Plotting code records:
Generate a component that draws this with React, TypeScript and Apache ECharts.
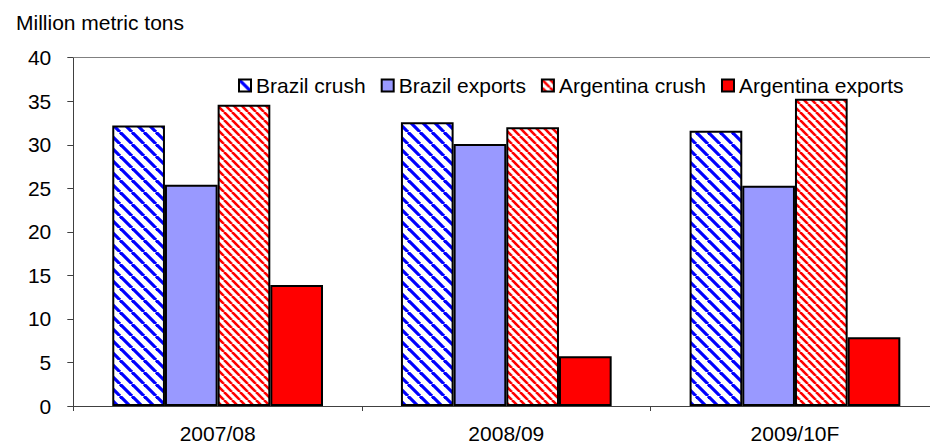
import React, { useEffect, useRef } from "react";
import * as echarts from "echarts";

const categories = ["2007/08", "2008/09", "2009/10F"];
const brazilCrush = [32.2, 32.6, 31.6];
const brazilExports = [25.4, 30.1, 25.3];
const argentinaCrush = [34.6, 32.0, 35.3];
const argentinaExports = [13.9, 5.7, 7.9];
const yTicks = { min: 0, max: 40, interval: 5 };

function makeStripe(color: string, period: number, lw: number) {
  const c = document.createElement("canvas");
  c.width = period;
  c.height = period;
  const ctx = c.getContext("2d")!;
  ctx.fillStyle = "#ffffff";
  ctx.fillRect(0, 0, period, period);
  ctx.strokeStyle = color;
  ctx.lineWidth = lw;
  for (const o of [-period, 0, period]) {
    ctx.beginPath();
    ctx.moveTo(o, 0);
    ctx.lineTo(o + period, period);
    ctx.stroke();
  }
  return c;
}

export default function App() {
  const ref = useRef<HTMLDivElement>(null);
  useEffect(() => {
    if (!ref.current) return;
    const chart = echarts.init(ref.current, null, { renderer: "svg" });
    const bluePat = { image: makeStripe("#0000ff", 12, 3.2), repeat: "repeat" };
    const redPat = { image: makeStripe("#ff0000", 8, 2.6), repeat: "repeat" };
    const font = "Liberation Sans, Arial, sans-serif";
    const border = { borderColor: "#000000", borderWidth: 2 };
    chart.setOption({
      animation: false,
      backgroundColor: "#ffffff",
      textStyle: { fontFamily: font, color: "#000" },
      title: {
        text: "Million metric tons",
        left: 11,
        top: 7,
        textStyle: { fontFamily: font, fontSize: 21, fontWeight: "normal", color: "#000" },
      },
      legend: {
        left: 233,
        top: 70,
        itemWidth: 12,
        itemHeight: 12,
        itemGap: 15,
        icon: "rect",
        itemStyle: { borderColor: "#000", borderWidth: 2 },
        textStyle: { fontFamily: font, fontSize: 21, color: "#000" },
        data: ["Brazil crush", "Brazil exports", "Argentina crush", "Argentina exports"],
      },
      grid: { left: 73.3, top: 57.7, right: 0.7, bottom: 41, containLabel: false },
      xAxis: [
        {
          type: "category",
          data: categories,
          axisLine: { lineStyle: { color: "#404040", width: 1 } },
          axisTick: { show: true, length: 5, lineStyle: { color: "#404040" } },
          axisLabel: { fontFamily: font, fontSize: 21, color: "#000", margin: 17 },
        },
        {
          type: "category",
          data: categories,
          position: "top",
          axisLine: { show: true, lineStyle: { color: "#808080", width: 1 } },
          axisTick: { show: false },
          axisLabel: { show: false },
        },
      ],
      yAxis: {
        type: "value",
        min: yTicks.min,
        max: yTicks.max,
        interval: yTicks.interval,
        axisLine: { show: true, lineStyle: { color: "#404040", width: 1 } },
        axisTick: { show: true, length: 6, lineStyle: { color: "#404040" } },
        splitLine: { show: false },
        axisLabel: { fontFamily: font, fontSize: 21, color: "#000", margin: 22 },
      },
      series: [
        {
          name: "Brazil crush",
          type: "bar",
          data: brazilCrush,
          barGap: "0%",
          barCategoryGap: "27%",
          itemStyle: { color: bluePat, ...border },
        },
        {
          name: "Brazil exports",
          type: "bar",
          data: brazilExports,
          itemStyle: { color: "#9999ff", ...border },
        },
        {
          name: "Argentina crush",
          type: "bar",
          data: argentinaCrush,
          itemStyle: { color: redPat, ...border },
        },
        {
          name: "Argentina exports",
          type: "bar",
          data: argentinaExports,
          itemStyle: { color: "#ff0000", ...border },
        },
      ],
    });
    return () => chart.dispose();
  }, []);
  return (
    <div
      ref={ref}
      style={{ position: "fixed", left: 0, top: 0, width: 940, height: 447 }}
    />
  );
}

...

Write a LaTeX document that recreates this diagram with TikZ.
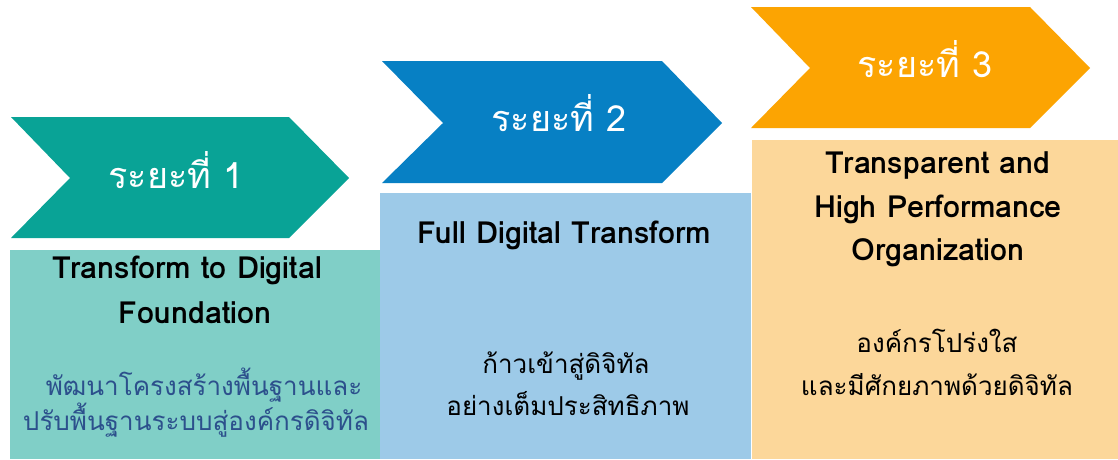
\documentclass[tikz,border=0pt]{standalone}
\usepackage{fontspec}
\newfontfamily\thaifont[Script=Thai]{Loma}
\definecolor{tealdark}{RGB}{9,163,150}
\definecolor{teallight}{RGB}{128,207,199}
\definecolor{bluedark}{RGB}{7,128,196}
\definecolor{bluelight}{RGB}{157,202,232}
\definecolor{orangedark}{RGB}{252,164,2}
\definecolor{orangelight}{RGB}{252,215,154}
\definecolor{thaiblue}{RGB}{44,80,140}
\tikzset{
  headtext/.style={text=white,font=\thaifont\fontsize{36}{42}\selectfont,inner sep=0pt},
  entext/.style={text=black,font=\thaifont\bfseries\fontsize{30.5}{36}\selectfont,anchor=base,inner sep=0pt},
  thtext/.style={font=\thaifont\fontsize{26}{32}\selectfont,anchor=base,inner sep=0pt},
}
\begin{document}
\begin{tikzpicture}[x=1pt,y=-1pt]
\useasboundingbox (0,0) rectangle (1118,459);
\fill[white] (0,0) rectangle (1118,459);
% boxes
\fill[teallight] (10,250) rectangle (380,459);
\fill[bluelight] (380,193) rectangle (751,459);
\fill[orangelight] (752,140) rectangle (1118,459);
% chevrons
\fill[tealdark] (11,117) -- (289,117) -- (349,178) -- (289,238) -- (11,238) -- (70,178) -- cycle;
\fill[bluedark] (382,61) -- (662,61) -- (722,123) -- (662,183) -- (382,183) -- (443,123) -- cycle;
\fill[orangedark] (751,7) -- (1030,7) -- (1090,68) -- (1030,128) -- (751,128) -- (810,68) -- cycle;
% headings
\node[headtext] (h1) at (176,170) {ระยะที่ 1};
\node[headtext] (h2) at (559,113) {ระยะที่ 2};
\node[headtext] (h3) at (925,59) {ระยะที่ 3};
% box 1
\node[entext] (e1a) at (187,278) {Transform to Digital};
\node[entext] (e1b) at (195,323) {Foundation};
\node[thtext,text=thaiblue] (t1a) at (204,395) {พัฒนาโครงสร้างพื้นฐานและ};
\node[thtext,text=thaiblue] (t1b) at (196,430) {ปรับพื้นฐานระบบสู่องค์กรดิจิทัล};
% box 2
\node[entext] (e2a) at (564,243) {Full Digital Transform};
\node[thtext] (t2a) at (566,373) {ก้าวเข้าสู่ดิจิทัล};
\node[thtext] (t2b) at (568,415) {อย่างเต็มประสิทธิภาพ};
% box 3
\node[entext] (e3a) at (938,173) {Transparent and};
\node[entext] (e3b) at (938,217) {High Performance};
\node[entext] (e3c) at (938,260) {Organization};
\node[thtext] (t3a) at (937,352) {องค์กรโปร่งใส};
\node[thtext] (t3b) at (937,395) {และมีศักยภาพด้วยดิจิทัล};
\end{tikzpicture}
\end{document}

==

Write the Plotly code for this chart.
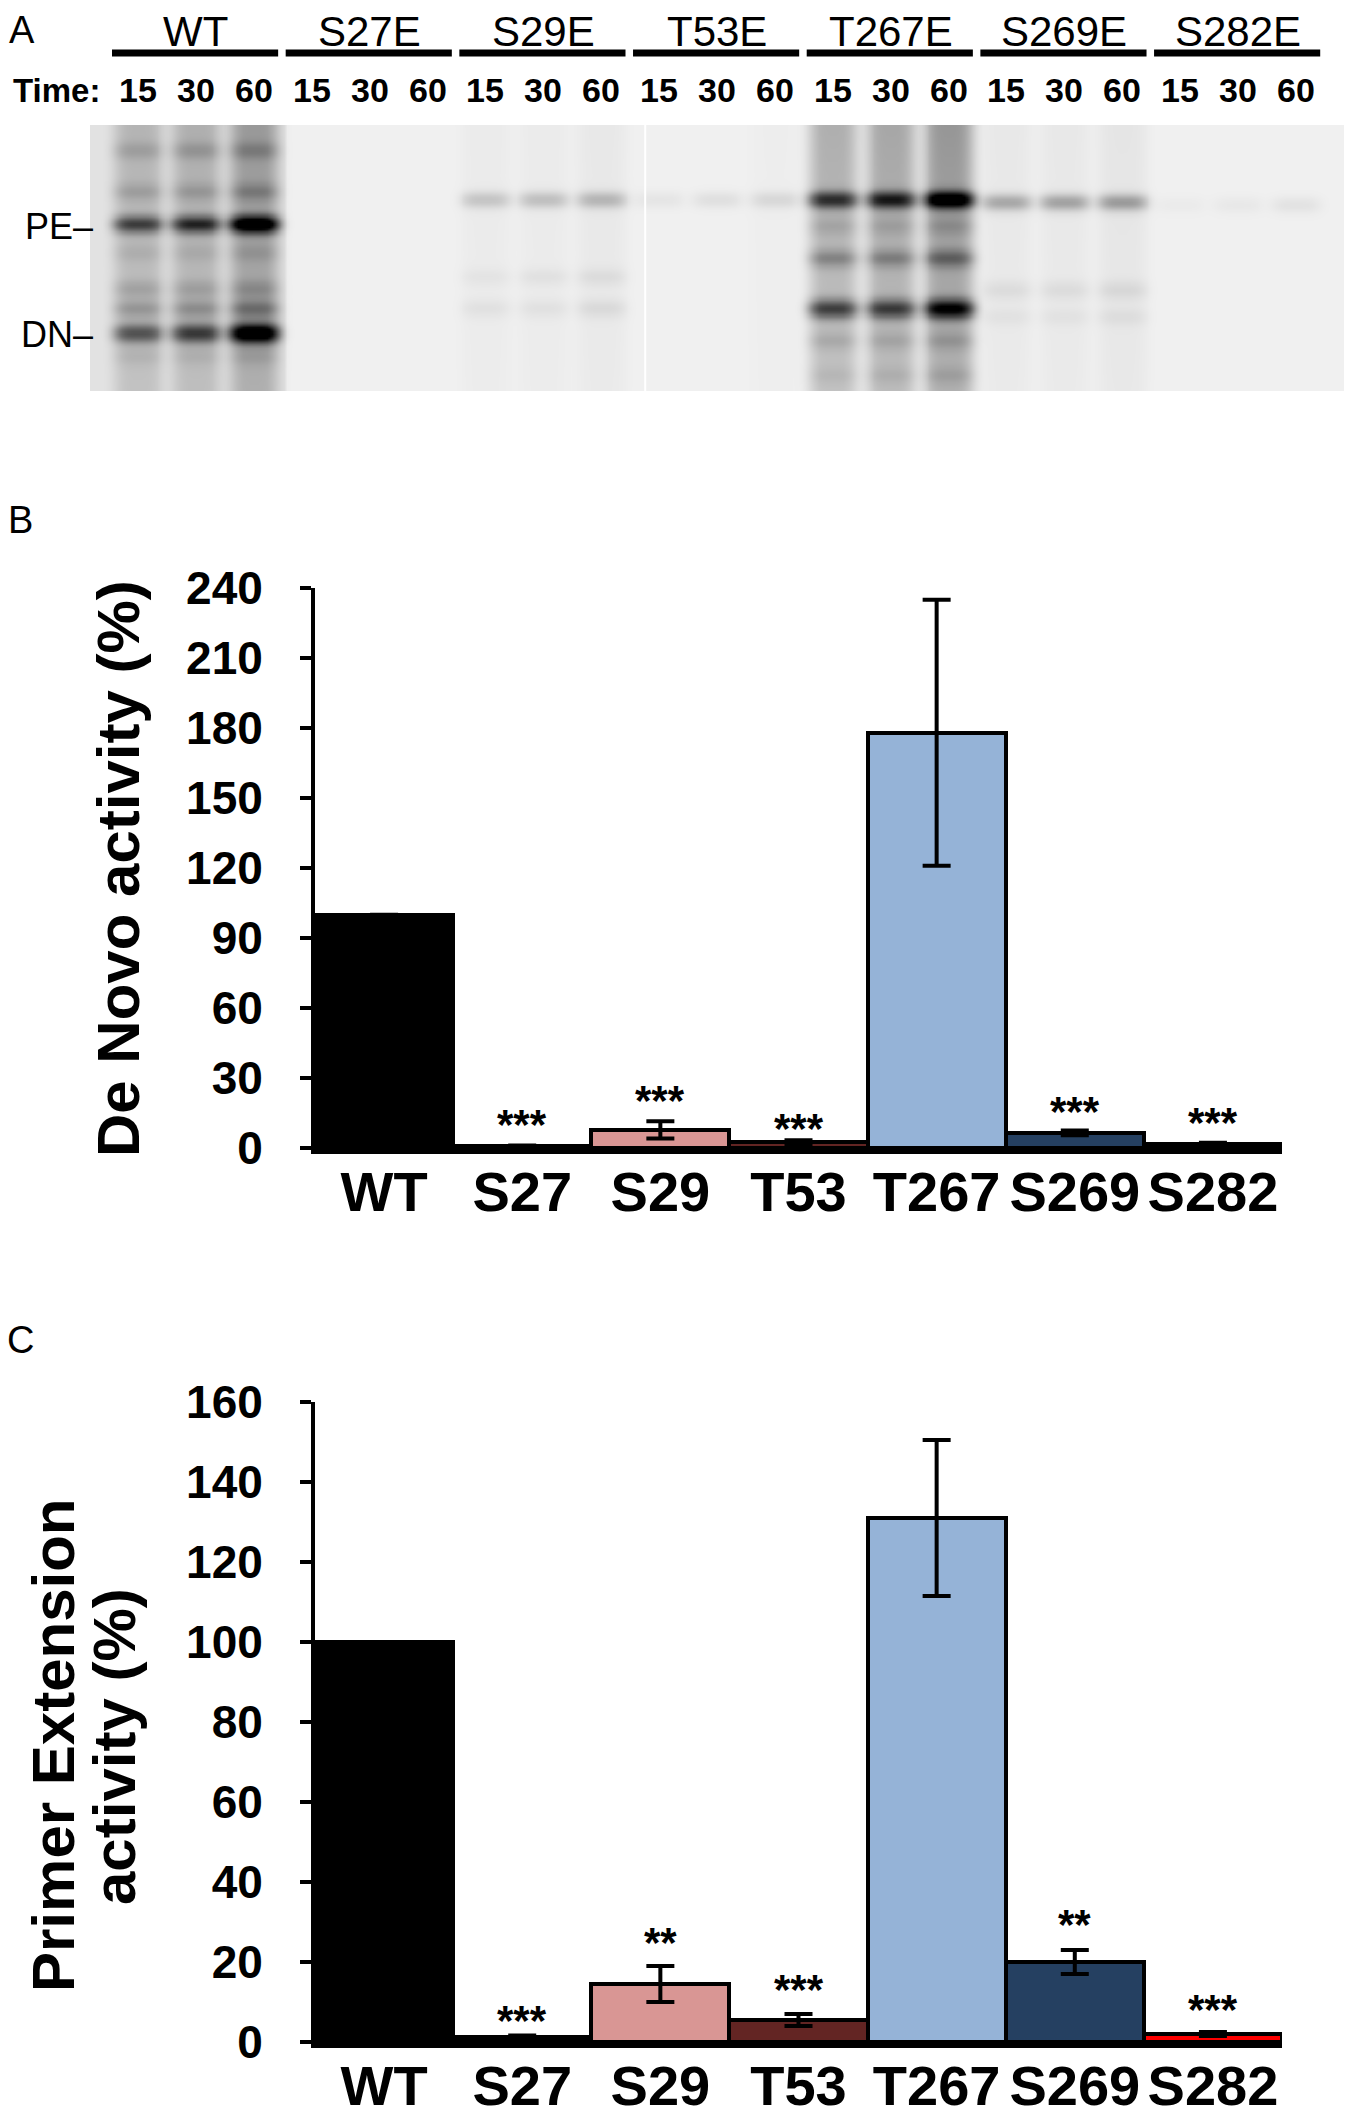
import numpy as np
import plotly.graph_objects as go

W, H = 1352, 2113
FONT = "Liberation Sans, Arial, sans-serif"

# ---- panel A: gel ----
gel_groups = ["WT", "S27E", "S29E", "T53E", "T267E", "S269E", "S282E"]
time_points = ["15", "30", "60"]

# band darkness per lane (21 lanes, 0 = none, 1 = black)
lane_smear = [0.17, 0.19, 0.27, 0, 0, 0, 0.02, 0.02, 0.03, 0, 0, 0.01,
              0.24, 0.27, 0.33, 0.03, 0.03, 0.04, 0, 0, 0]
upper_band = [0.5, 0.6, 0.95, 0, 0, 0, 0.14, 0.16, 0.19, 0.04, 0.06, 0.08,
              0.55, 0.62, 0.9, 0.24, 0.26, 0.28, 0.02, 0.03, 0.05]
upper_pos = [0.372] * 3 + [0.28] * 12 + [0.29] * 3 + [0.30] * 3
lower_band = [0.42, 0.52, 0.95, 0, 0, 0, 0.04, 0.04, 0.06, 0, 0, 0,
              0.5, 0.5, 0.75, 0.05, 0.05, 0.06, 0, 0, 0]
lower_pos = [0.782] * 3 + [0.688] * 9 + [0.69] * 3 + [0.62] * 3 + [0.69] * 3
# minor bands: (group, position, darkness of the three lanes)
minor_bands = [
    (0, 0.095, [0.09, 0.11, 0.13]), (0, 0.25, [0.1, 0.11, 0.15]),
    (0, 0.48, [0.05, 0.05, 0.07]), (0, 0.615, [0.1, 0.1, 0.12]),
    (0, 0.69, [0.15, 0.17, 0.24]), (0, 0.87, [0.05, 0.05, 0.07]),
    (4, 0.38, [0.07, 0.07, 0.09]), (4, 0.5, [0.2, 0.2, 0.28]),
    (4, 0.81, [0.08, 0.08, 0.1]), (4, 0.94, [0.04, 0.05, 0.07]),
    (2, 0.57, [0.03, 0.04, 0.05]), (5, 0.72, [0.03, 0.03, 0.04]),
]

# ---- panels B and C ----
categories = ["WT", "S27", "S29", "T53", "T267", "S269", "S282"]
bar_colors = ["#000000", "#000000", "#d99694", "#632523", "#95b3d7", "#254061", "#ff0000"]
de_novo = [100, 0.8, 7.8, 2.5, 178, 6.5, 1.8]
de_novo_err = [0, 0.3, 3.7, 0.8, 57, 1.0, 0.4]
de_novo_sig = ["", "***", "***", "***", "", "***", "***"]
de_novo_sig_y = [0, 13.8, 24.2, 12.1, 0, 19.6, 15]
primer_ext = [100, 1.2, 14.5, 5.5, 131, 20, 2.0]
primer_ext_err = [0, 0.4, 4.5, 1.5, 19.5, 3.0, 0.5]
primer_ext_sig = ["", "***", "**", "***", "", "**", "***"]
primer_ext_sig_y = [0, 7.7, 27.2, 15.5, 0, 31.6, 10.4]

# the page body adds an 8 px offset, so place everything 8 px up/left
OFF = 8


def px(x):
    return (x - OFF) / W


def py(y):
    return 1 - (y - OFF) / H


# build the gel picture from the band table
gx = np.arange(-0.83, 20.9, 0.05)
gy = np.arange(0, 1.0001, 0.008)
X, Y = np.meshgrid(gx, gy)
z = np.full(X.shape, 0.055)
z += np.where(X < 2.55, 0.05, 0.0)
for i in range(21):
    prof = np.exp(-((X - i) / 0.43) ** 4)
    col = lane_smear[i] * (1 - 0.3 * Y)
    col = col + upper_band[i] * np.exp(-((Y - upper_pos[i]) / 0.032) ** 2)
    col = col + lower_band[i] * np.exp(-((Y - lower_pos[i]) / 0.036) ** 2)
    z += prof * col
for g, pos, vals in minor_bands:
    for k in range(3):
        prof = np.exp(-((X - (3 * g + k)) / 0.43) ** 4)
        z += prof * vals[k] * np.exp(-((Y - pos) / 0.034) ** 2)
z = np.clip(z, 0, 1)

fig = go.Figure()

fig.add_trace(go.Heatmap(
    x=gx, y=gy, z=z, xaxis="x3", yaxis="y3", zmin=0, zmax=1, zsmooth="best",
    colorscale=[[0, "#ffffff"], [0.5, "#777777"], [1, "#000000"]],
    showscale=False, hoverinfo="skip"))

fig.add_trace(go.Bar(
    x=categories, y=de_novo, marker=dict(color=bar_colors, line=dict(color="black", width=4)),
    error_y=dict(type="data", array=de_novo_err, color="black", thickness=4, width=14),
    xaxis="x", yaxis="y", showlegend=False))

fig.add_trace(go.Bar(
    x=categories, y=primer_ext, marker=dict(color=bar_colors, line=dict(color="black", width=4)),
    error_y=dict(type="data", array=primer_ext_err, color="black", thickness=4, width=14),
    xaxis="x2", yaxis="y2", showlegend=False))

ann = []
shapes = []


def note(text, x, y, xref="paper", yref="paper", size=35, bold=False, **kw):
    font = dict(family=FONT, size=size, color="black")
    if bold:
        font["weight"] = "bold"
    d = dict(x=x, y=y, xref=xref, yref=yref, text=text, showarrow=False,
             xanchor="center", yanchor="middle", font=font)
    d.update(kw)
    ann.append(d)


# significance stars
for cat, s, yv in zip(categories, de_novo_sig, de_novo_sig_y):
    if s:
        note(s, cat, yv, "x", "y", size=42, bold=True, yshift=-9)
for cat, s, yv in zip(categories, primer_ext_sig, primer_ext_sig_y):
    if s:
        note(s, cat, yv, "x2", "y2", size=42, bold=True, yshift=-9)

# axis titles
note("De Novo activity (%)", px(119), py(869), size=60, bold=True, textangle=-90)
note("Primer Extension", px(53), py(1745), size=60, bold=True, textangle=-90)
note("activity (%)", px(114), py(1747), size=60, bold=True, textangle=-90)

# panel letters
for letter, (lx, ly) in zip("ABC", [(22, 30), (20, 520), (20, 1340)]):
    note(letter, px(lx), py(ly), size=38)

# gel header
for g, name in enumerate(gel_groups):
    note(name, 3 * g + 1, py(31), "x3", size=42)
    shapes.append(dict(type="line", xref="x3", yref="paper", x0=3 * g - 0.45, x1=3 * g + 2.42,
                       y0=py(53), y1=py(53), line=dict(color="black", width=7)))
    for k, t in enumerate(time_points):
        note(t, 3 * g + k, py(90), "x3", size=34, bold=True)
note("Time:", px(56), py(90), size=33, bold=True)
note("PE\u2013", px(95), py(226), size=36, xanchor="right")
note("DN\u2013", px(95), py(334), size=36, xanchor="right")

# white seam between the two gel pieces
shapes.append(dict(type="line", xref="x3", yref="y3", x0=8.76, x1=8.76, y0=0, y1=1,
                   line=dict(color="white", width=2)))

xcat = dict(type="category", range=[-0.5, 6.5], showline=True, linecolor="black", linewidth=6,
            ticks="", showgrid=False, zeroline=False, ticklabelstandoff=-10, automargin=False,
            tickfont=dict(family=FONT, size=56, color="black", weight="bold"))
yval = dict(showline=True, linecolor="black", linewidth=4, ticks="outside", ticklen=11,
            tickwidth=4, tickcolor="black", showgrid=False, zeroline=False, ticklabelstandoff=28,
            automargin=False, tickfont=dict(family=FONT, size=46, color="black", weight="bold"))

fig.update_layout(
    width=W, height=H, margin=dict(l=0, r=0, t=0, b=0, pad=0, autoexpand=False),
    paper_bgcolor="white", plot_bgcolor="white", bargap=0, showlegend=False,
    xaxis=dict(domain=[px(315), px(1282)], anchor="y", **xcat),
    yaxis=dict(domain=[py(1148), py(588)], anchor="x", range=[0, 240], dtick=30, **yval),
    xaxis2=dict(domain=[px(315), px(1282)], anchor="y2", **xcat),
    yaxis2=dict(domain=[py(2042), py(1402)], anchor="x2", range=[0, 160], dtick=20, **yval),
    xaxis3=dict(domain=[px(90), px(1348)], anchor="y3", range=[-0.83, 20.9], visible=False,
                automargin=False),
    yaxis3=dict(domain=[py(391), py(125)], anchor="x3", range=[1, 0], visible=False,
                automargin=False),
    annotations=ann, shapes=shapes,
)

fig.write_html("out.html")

*AIM:* Leaving out the pictures, extract the stretch from the line holding "Generate a component" through the line holding "import * as", word for word.

*EXERCISE OUTPUT:*
Generate a component that draws this with React, TypeScript and Apache ECharts.
import React, { useEffect, useRef } from "react";
import * as echarts from "echarts";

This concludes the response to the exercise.